I pieni poteri ottenuti da Viktor Orban con la scusa di gestire la pandemia da coronavirus imbarazzano l’Europa. La presidente della commissione Ue Ursula von der Leyen, il giorno dopo il voto del parlamento ungherese, ha diffuso una nota con la quale si chiede che le misure siano “limitate al necessario, proporzionate e soggette a controllo”. Quindi, è l’avvertimento arrivato da Bruxelles, “la Commissione europea seguirà da vicino la loro applicazione“. Perché “le misure prese non devono essere a scapito dei nostri valori fondamentali”. Il primo ministro ungherese però, con la legge approvata ieri dalla maggioranza, ha pieni poteri senza limiti di tempo e, non solo può governare con decreti, ma può tra le altre cose anche decidere di bloccare il Parlamento e sospendere le elezioni. Ma non solo, chi diffonde fake news in un contesto dove la libertà di stampa è ritenuta molto spesso in pericolo, rischia fino a cinque anni di carcere. “La democrazia non può funzionare senza media liberi. Rispetto della libertà di espressione e certezza del diritto sono essenziali”, ha concluso Von der Leyen. Mentre il portavoce della commissione Ue Eric Mamer ha precisato che presenteranno un meccanismo sullo Stato di diritto, come annunciato nei mesi scorsi.
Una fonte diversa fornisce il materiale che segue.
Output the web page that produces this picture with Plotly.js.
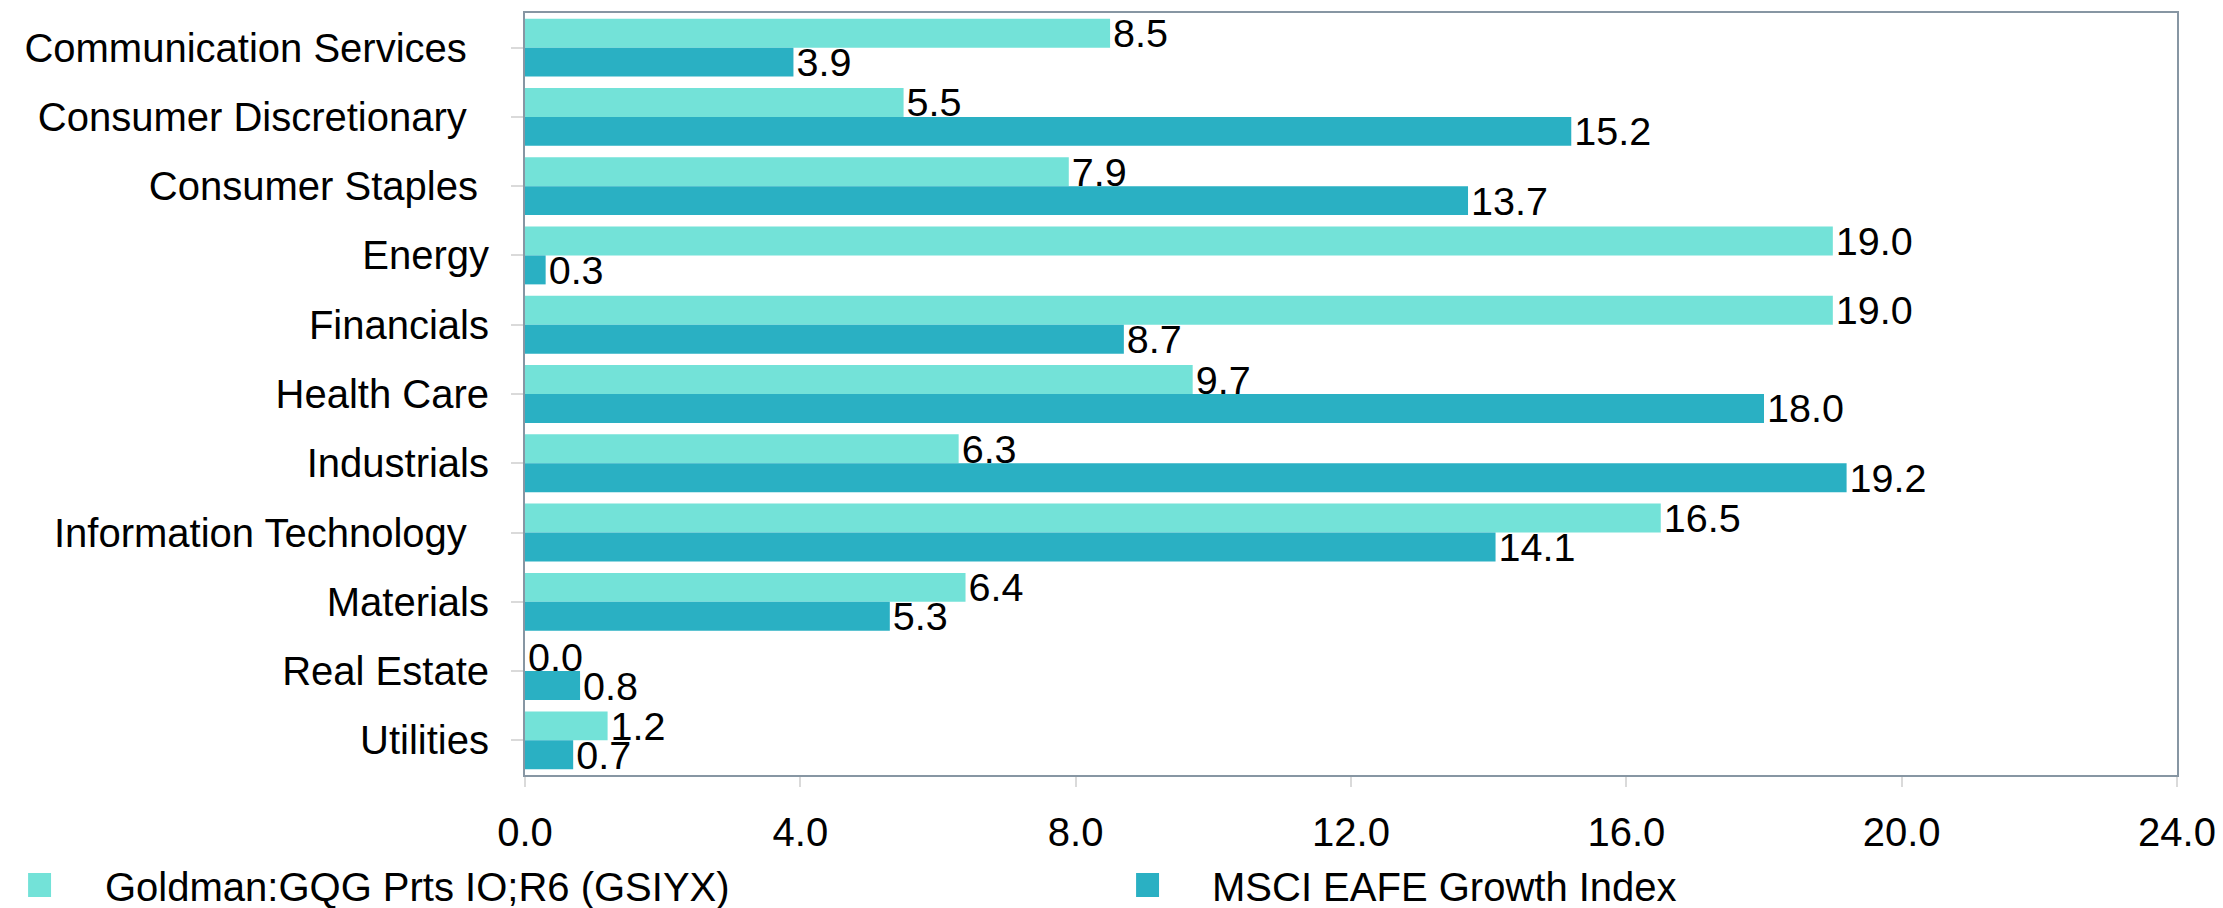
<!DOCTYPE html>
<html>
<head>
<meta charset="utf-8">
<script src="https://cdn.plot.ly/plotly-3.0.1.min.js"></script>
<style>html,body{margin:0;padding:0;background:#fff;}#chart{width:2223px;height:908px;}</style>
</head>
<body>
<div id="chart"></div>
<script>
// Categories (trailing no-break spaces mimic the reference label alignment)
var categories = [
  "Communication Services\u00A0\u00A0",
  "Consumer Discretionary\u00A0\u00A0",
  "Consumer Staples\u00A0",
  "Energy",
  "Financials",
  "Health Care",
  "Industrials",
  "Information Technology\u00A0\u00A0",
  "Materials",
  "Real Estate",
  "Utilities"
];
var seriesNames = ["Goldman:GQG Prts IO;R6 (GSIYX)", "MSCI EAFE Growth Index"];
var fundValues  = [8.5, 5.5, 7.9, 19.0, 19.0, 9.7, 6.3, 16.5, 6.4, 0.0, 1.2];
var indexValues = [3.9, 15.2, 13.7, 0.3, 8.7, 18.0, 19.2, 14.1, 5.3, 0.8, 0.7];
var xTickValues = [0, 4, 8, 12, 16, 20, 24];

var colors = ["#73E2D8", "#2AB0C3"];
var FONT = "Liberation Sans, Arial, Helvetica, sans-serif";

function barTrace(name, vals, color) {
  return {
    type: "bar",
    orientation: "h",
    name: name,
    y: categories,
    x: vals,
    marker: {color: color, line: {width: 0}},
    text: vals.map(function(v){ return v.toFixed(1); }),
    texttemplate: "%{text}",
    textposition: "outside",
    constraintext: "none",
    cliponaxis: false,
    textfont: {family: FONT, size: 39.5, color: "#000"},
    hoverinfo: "skip",
    showlegend: false
  };
}

var data = [
  barTrace(seriesNames[0], fundValues, colors[0]),
  barTrace(seriesNames[1], indexValues, colors[1])
];

// Manual legend (paper coordinates)
var legendX = [[-0.3008, -0.2869, -0.2554], [0.3699, 0.3838, 0.4147]];
var shapes = [], annotations = [];
for (var i = 0; i < 2; i++) {
  shapes.push({type: "rect", xref: "paper", yref: "paper",
    x0: legendX[i][0], x1: legendX[i][1], y0: -0.1601, y1: -0.1286,
    fillcolor: colors[i], line: {width: 0}});
  annotations.push({xref: "paper", yref: "paper", x: legendX[i][2], y: -0.1470,
    xanchor: "left", yanchor: "middle", showarrow: false, text: seriesNames[i],
    font: {family: FONT, size: 40, color: "#000"}});
}

var layout = {
  width: 2223, height: 908,
  margin: {l: 525, r: 46, t: 13, b: 133, pad: 0},
  paper_bgcolor: "#fff", plot_bgcolor: "#fff",
  font: {family: FONT, size: 40, color: "#000"},
  barmode: "group",
  bargap: 0.165,
  bargroupgap: 0,
  showlegend: false,
  xaxis: {
    range: [0, 24],
    tickvals: xTickValues,
    ticktext: xTickValues.map(function(v){ return v.toFixed(1); }),
    showgrid: false, zeroline: false,
    showline: true, mirror: true, linecolor: "#8796A3", linewidth: 2,
    ticks: "outside", ticklen: 10, tickwidth: 2, tickcolor: "#DADADA",
    ticklabelstandoff: 11,
    tickfont: {family: FONT, size: 40, color: "#000"}
  },
  yaxis: {
    autorange: "reversed",
    type: "category",
    showgrid: false, zeroline: false,
    showline: true, mirror: true, linecolor: "#8796A3", linewidth: 2,
    ticks: "outside", ticklen: 12, tickwidth: 2, tickcolor: "#DADADA",
    ticklabelstandoff: 14,
    tickfont: {family: FONT, size: 40, color: "#000"}
  },
  shapes: shapes,
  annotations: annotations
};

Plotly.newPlot("chart", data, layout, {displayModeBar: false, staticPlot: true});
</script>
</body>
</html>
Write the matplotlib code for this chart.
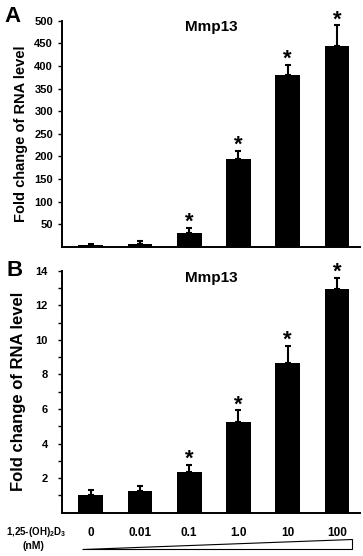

Contro il provvedimento ieri si è schierata la maggioranza che sostiene il governo in Italia e lo stesso presidente della Camera Roberto Fico: la richiesta compatta è stata quella di una presa di posizione da parte delle istituzioni europee contro quello che viene ritenuto un atto “non consono con la democazia”. L’imbarazzo non è solo a Bruxelles, ma dello stesso Ppe che ancora non ha deciso come comportarsi su Orban e il suo partito Fidesz, sulle cui sorti pesa la minaccia di espulsione da oltre un anno senza che si sia mai arrivati a una decisione. Così se in queste ore Matteo Salvini e Giorgia Meloni sono corsi a difendere il vecchio amico, il vicepresidente del Ppe Antonio Tajani ha smentito ogni ipotesi di espulsione dell’Ungheria dall’Ue: “No, è esclusa, non c’entra niente, poi non è che si espellono i governi”, ha detto a Rai Radio1, intervistato da Un Giorgno da Pecora. “Si può non esser d’accordo, ma i cittadini hanno votato per un partito, per una maggioranza, il Parlamento ungherese, che è sovrano, ha fatto una scelta“. Intanto il ministro per gli Affari europei italiano Enzo Amendola, intervistato da Repubblica, ha ricordato che su Orban “la Commissione ha già aperto un’inchiesta sulla violazione dei diritti in base all’articolo 7 del trattato e l’Italia chiederà di inserire nella procedura anche questa legge sui pieni poteri”. E, ha aggiunto: “Ciò che fa strano è che qui da noi chi difende Orban è lo stesso che poi accusa il governo di andare avanti a colpi di decreti”.

Contro il primo ministro ungherese in queste ore si è schierato anche il sindacato dei giornalisti italiano Fnsi: “Quello che è accaduto in Ungheria ci riguarda”, ha scritto in un editoriale per Articolo 21 il presidente Giuseppe Giulietti. “Orban ha imposto un bavaglio alla libertà di informazione, al Parlamento e all’ordinamemto democratico. Chiediamo all’Unione europea di sollecitare la rimozione di queste norme o di accompagnare alla porta Orban”. Una posizione condivisa anche dalla Federazione internazionale dei giornalisti (Ifj). Sul tema si è espressa anche l’Anpi: “La svolta ungherese è un’intollerabile ferita all’Ue”, ha detto la presidente Carla Nespolo, “perché contrasta con la Carta dei diritti fondamentali dell’Unione che si basa ‘sul principio della democrazia e dello Stato di diritto’. Nel 75esimo della Liberazione esigiamo che l’Ue espella l’indegno regime ungherese che ha tradito il patto antifascista da cui è nata l’idea di Europa”.

Ma non c’è solo l’Ungheria a insidiare i valori fondamentali dell’Europa: “Proprio come Fidesz in Ungheria, il PiS in Polonia sta usando la crisi del Coronavirus per minare lo stato di diritto. Non dobbiamo lasciarli fare”, ha twittato l’eurodeputato belga Guy Verhofstadt di Renew Europe. “Anche in tempi di crisi, l’Europa è una famiglia di democrazie che rispettano lo stato di diritto”.